Fremont City Schools officials reported a positive year for special education and a near‑complete administrative transition of services from the previous Educational Service Center (ESC).
At the July meeting, Director of Student Services Jim Boss told the board the district received a "perfect score" on the special‑education compliance rating and met annual indicators for timely evaluations, appropriate service locations, transition services for students age 14 and older, graduation rates and dropout rates for students with disabilities. "I can report to you 100%. That's the number because that's the goal," Boss said.
The district's special‑education profile showed areas for growth in assessment results for students with disabilities, Boss said, and staff will continue work to improve those outcomes. He credited classroom staff and families for the successes. "At the end of the day, that's about our staff. That's the work that they do every day in the classroom with our students," he said.
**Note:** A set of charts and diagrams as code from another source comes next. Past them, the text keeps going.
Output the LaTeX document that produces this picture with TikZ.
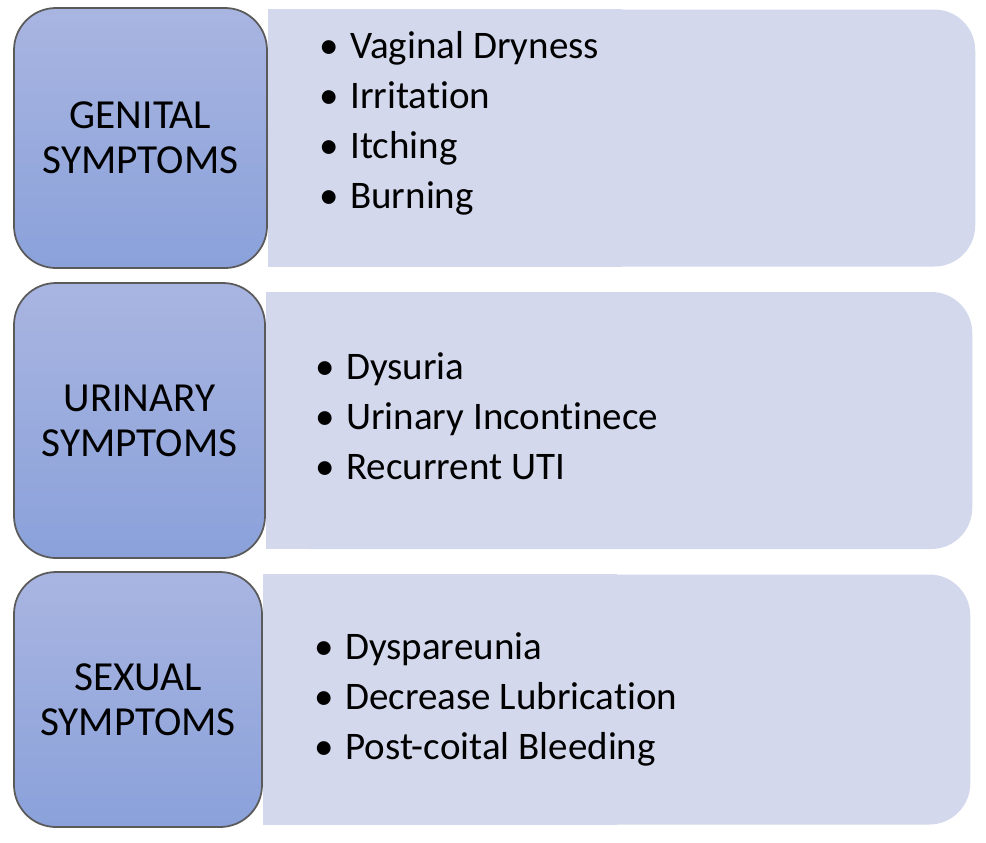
\documentclass[tikz,border=0pt]{standalone}
\usepackage{fontspec}
\setmainfont{Carlito}[RawFeature={-liga;-clig;-dlig;-calt}]
\usetikzlibrary{positioning,backgrounds}

\definecolor{grouptop}{RGB}{169,181,225}
\definecolor{groupbottom}{RGB}{138,161,218}
\definecolor{groupedge}{RGB}{90,90,90}
\definecolor{listfill}{RGB}{211,216,236}

\begin{document}
\begin{tikzpicture}
    [
        x=0.2mm, y=-0.2mm,
        group node/.style={rectangle, rounded corners=8.4mm, draw=groupedge, line width=1pt,
            top color=grouptop, bottom color=groupbottom, inner sep=0pt, align=center,
            font=\fontsize{23.5pt}{25.6pt}\selectfont},
        list node/.style={rectangle, rounded corners=8.2mm, fill=listfill, inner sep=0pt},
        item list/.style={inner sep=0pt, align=left, anchor=west,
            font=\fontsize{22.2pt}{28.45pt}\selectfont}
    ]
    \useasboundingbox (0,0) rectangle (986,842);

    \newcommand{\itm}[1]{\makebox[6.2mm][l]{\textbullet}#1}

    \node [group node, minimum width=50.6mm, minimum height=52mm] (genital) at (140.5, 138) {GENITAL\\SYMPTOMS};
    \node [group node, minimum width=50.2mm, minimum height=55mm] (urinary) at (139.5, 420.5) {URINARY\\SYMPTOMS};
    \node [group node, minimum width=49.6mm, minimum height=51mm] (sexual) at (138, 699.5) {SEXUAL\\SYMPTOMS};

    \begin{scope}[on background layer]
        \node [list node, minimum width=141.4mm, minimum height=51.4mm, right=0pt of genital] (genitallist) {};
        \node [list node, minimum width=141.2mm, minimum height=51.4mm, right=0pt of urinary] (urinarylist) {};
        \node [list node, minimum width=141.4mm, minimum height=50mm, right=0pt of sexual] (sexuallist) {};
        \fill [listfill] (genitallist.south west) rectangle (genitallist.north);
        \fill [listfill] (urinarylist.south west) rectangle (urinarylist.north);
        \fill [listfill] (sexuallist.south west) rectangle (sexuallist.north);
    \end{scope}

    \node [item list] (genitalitems) at ([xshift=10.2mm, yshift=3mm]genitallist.west)
        {\itm{Vaginal Dryness}\\\itm{Irritation}\\\itm{Itching}\\\itm{Burning}};
    \node [item list] (urinaryitems) at ([xshift=9.8mm, yshift=0.8mm]urinarylist.west)
        {\itm{Dysuria}\\\itm{Urinary Incontinece}\\\itm{Recurrent UTI}};
    \node [item list] (sexualitems) at ([xshift=10.2mm]sexuallist.west)
        {\itm{Dyspareunia}\\\itm{Decrease Lubrication}\\\itm{Post-coital Bleeding}};
\end{tikzpicture}
\end{document}
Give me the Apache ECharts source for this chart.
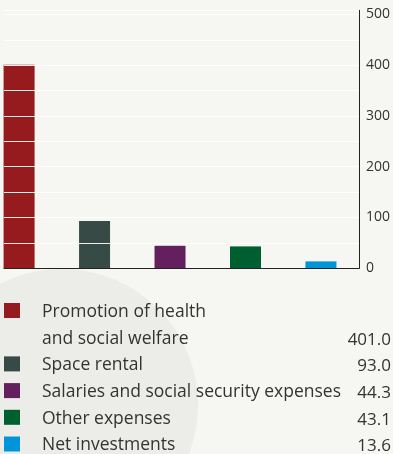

Boss also described work to transition programs and positions from the prior ESC to the district's new ESC arrangement, saying the process has been "incredibly, incredibly smooth." As part of that work, Fremont hired a preschool through fifth‑grade special‑education coordinator to replace a position previously provided by the ESC. The coordinator, identified in board materials as Bridal Feist, has roughly 20 years of early‑childhood and special‑education experience and was previously employed at Old Fort Schools; Boss said she lives locally and has already begun work to reestablish preschool programming disrupted by the ESC change.
The board thanked Boss and district staff for the transition work and for the special‑education results. No formal board action was required for the update, which appeared as part of the superintendent's report and preceded action to approve district handbooks.